_What is being asked:_ Return the listing below exactly, with the pictures dropped.
Start
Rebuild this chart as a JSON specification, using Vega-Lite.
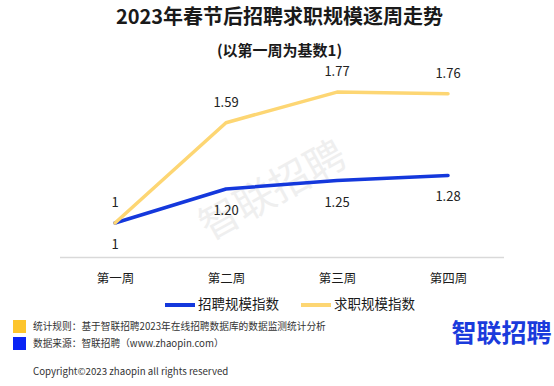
{
  "$schema": "https://vega.github.io/schema/vega-lite/v6.json",
  "width": 444,
  "height": 187,
  "autosize": {"type": "none"},
  "padding": {"left": 59.5, "top": 70, "right": 50.5, "bottom": 129},
  "background": "white",
  "config": {"view": {"stroke": null}, "font": "Noto Sans CJK SC"},
  "title": {
    "text": "2023年春节后招聘求职规模逐周走势",
    "subtitle": "(以第一周为基数1)",
    "anchor": "middle",
    "frame": "group",
    "fontSize": 20,
    "fontWeight": "bold",
    "color": "#1a1a1a",
    "subtitleFontSize": 15,
    "subtitleFontWeight": "bold",
    "subtitleColor": "#1a1a1a",
    "subtitlePadding": 16,
    "offset": 7,
    "dx": -2
  },
  "data": {
    "values": [
      {"week": "第一周", "series": "招聘规模指数", "value": 1.0, "label": "1"},
      {"week": "第二周", "series": "招聘规模指数", "value": 1.2, "label": "1.20"},
      {"week": "第三周", "series": "招聘规模指数", "value": 1.25, "label": "1.25"},
      {"week": "第四周", "series": "招聘规模指数", "value": 1.28, "label": "1.28"},
      {"week": "第一周", "series": "求职规模指数", "value": 1.0, "label": "1"},
      {"week": "第二周", "series": "求职规模指数", "value": 1.59, "label": "1.59"},
      {"week": "第三周", "series": "求职规模指数", "value": 1.77, "label": "1.77"},
      {"week": "第四周", "series": "求职规模指数", "value": 1.76, "label": "1.76"}
    ]
  },
  "encoding": {
    "x": {
      "field": "week",
      "type": "ordinal",
      "sort": ["第一周", "第二周", "第三周", "第四周"],
      "scale": {"type": "point", "padding": 0.5},
      "axis": {
        "title": null,
        "labelAngle": 0,
        "ticks": false,
        "grid": false,
        "domainColor": "#d9d9d9",
        "domainWidth": 1.5,
        "labelFontSize": 12.5,
        "labelColor": "#1a1a1a",
        "labelPadding": 15
      }
    },
    "y": {
      "field": "value",
      "type": "quantitative",
      "scale": {"domain": [0.8, 1.9]},
      "axis": null
    }
  },
  "layer": [
    {
      "data": {"values": [{"t": "智联招聘"}]},
      "mark": {"type": "text", "angle": 331, "fontSize": 40, "color": "#efefef", "align": "center", "baseline": "middle", "x": 214, "y": 122},
      "encoding": {"x": null, "y": null, "text": {"field": "t"}}
    },
    {
      "mark": {"type": "line", "strokeWidth": 3.5, "strokeCap": "round", "strokeJoin": "round"},
      "encoding": {
        "color": {
          "field": "series",
          "type": "nominal",
          "scale": {"domain": ["招聘规模指数", "求职规模指数"], "range": ["#1438dc", "#fdd673"]},
          "legend": {
            "title": null,
            "orient": "none",
            "legendX": 103.5,
            "legendY": 218,
            "direction": "horizontal",
            "symbolType": "stroke",
            "symbolStrokeWidth": 4,
            "symbolSize": 900,
            "labelFontSize": 13.5,
            "labelColor": "#1a1a1a",
            "labelOffset": 1,
            "columnPadding": 14
          }
        }
      }
    },
    {
      "transform": [{"filter": "datum.series === '求职规模指数'"}],
      "mark": {"type": "text", "dy": -20, "fontSize": 13, "color": "#222222"},
      "encoding": {"text": {"field": "label"}}
    },
    {
      "transform": [{"filter": "datum.series === '招聘规模指数'"}],
      "mark": {"type": "text", "dy": 22, "fontSize": 13, "color": "#222222"},
      "encoding": {"text": {"field": "label"}}
    },
    {
      "data": {"values": [
        {"note": "统计规则：基于智联招聘2023年在线招聘数据库的数据监测统计分析"},
        {"note": "数据来源：智联招聘（www.zhaopin.com）"}
      ]},
      "mark": {"type": "point", "shape": "square", "filled": true, "opacity": 0},
      "encoding": {
        "x": null,
        "y": null,
        "fill": {
          "field": "note",
          "type": "nominal",
          "scale": {"domain": ["统计规则：基于智联招聘2023年在线招聘数据库的数据监测统计分析", "数据来源：智联招聘（www.zhaopin.com）"], "range": ["#fdc52c", "#0a24f5"]},
          "legend": {
            "title": null,
            "orient": "none",
            "legendX": -46.5,
            "legendY": 250,
            "direction": "vertical",
            "symbolType": "square",
            "symbolSize": 169,
            "symbolStrokeWidth": 0,
            "symbolOpacity": 1,
            "labelFontSize": 9.7,
            "labelColor": "#333333",
            "labelOffset": 7,
            "rowPadding": 4,
            "labelLimit": 400
          }
        }
      }
    },
    {
      "data": {"values": [{"t": "智联招聘"}]},
      "mark": {"type": "text", "fontSize": 25, "fontWeight": "bold", "color": "#1a3bdc", "align": "left", "baseline": "middle", "x": 392, "y": 264},
      "encoding": {"x": null, "y": null, "text": {"field": "t"}}
    },
    {
      "data": {"values": [{"t": "Copyright©2023 zhaopin all rights reserved"}]},
      "mark": {"type": "text", "fontSize": 9.7, "color": "#333333", "align": "left", "baseline": "middle", "x": -26.5, "y": 302},
      "encoding": {"x": null, "y": null, "text": {"field": "t"}}
    },
    {
      "data": {"values": [{"t": 1}]},
      "mark": {"type": "rule", "color": "#888888", "strokeWidth": 1.2, "x": -51.5, "x2": 488.5, "y": 289},
      "encoding": {"x": null, "y": null}
    }
  ]
}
End
_Final result:_
Rebuild this chart as a JSON specification, using Vega-Lite.
{
  "$schema": "https://vega.github.io/schema/vega-lite/v6.json",
  "width": 444,
  "height": 187,
  "autosize": {"type": "none"},
  "padding": {"left": 59.5, "top": 70, "right": 50.5, "bottom": 129},
  "background": "white",
  "config": {"view": {"stroke": null}, "font": "Noto Sans CJK SC"},
  "title": {
    "text": "2023年春节后招聘求职规模逐周走势",
    "subtitle": "(以第一周为基数1)",
    "anchor": "middle",
    "frame": "group",
    "fontSize": 20,
    "fontWeight": "bold",
    "color": "#1a1a1a",
    "subtitleFontSize": 15,
    "subtitleFontWeight": "bold",
    "subtitleColor": "#1a1a1a",
    "subtitlePadding": 16,
    "offset": 7,
    "dx": -2
  },
  "data": {
    "values": [
      {"week": "第一周", "series": "招聘规模指数", "value": 1.0, "label": "1"},
      {"week": "第二周", "series": "招聘规模指数", "value": 1.2, "label": "1.20"},
      {"week": "第三周", "series": "招聘规模指数", "value": 1.25, "label": "1.25"},
      {"week": "第四周", "series": "招聘规模指数", "value": 1.28, "label": "1.28"},
      {"week": "第一周", "series": "求职规模指数", "value": 1.0, "label": "1"},
      {"week": "第二周", "series": "求职规模指数", "value": 1.59, "label": "1.59"},
      {"week": "第三周", "series": "求职规模指数", "value": 1.77, "label": "1.77"},
      {"week": "第四周", "series": "求职规模指数", "value": 1.76, "label": "1.76"}
    ]
  },
  "encoding": {
    "x": {
      "field": "week",
      "type": "ordinal",
      "sort": ["第一周", "第二周", "第三周", "第四周"],
      "scale": {"type": "point", "padding": 0.5},
      "axis": {
        "title": null,
        "labelAngle": 0,
        "ticks": false,
        "grid": false,
        "domainColor": "#d9d9d9",
        "domainWidth": 1.5,
        "labelFontSize": 12.5,
        "labelColor": "#1a1a1a",
        "labelPadding": 15
      }
    },
    "y": {
      "field": "value",
      "type": "quantitative",
      "scale": {"domain": [0.8, 1.9]},
      "axis": null
    }
  },
  "layer": [
    {
      "data": {"values": [{"t": "智联招聘"}]},
      "mark": {"type": "text", "angle": 331, "fontSize": 40, "color": "#efefef", "align": "center", "baseline": "middle", "x": 214, "y": 122},
      "encoding": {"x": null, "y": null, "text": {"field": "t"}}
    },
    {
      "mark": {"type": "line", "strokeWidth": 3.5, "strokeCap": "round", "strokeJoin": "round"},
      "encoding": {
        "color": {
          "field": "series",
          "type": "nominal",
          "scale": {"domain": ["招聘规模指数", "求职规模指数"], "range": ["#1438dc", "#fdd673"]},
          "legend": {
            "title": null,
            "orient": "none",
            "legendX": 103.5,
            "legendY": 218,
            "direction": "horizontal",
            "symbolType": "stroke",
            "symbolStrokeWidth": 4,
            "symbolSize": 900,
            "labelFontSize": 13.5,
            "labelColor": "#1a1a1a",
            "labelOffset": 1,
            "columnPadding": 14
          }
        }
      }
    },
    {
      "transform": [{"filter": "datum.series === '求职规模指数'"}],
      "mark": {"type": "text", "dy": -20, "fontSize": 13, "color": "#222222"},
      "encoding": {"text": {"field": "label"}}
    },
    {
      "transform": [{"filter": "datum.series === '招聘规模指数'"}],
      "mark": {"type": "text", "dy": 22, "fontSize": 13, "color": "#222222"},
      "encoding": {"text": {"field": "label"}}
    },
    {
      "data": {"values": [
        {"note": "统计规则：基于智联招聘2023年在线招聘数据库的数据监测统计分析"},
        {"note": "数据来源：智联招聘（www.zhaopin.com）"}
      ]},
      "mark": {"type": "point", "shape": "square", "filled": true, "opacity": 0},
      "encoding": {
        "x": null,
        "y": null,
        "fill": {
          "field": "note",
          "type": "nominal",
          "scale": {"domain": ["统计规则：基于智联招聘2023年在线招聘数据库的数据监测统计分析", "数据来源：智联招聘（www.zhaopin.com）"], "range": ["#fdc52c", "#0a24f5"]},
          "legend": {
            "title": null,
            "orient": "none",
            "legendX": -46.5,
            "legendY": 250,
            "direction": "vertical",
            "symbolType": "square",
            "symbolSize": 169,
            "symbolStrokeWidth": 0,
            "symbolOpacity": 1,
            "labelFontSize": 9.7,
            "labelColor": "#333333",
            "labelOffset": 7,
            "rowPadding": 4,
            "labelLimit": 400
          }
        }
      }
    },
    {
      "data": {"values": [{"t": "智联招聘"}]},
      "mark": {"type": "text", "fontSize": 25, "fontWeight": "bold", "color": "#1a3bdc", "align": "left", "baseline": "middle", "x": 392, "y": 264},
      "encoding": {"x": null, "y": null, "text": {"field": "t"}}
    },
    {
      "data": {"values": [{"t": "Copyright©2023 zhaopin all rights reserved"}]},
      "mark": {"type": "text", "fontSize": 9.7, "color": "#333333", "align": "left", "baseline": "middle", "x": -26.5, "y": 302},
      "encoding": {"x": null, "y": null, "text": {"field": "t"}}
    },
    {
      "data": {"values": [{"t": 1}]},
      "mark": {"type": "rule", "color": "#888888", "strokeWidth": 1.2, "x": -51.5, "x2": 488.5, "y": 289},
      "encoding": {"x": null, "y": null}
    }
  ]
}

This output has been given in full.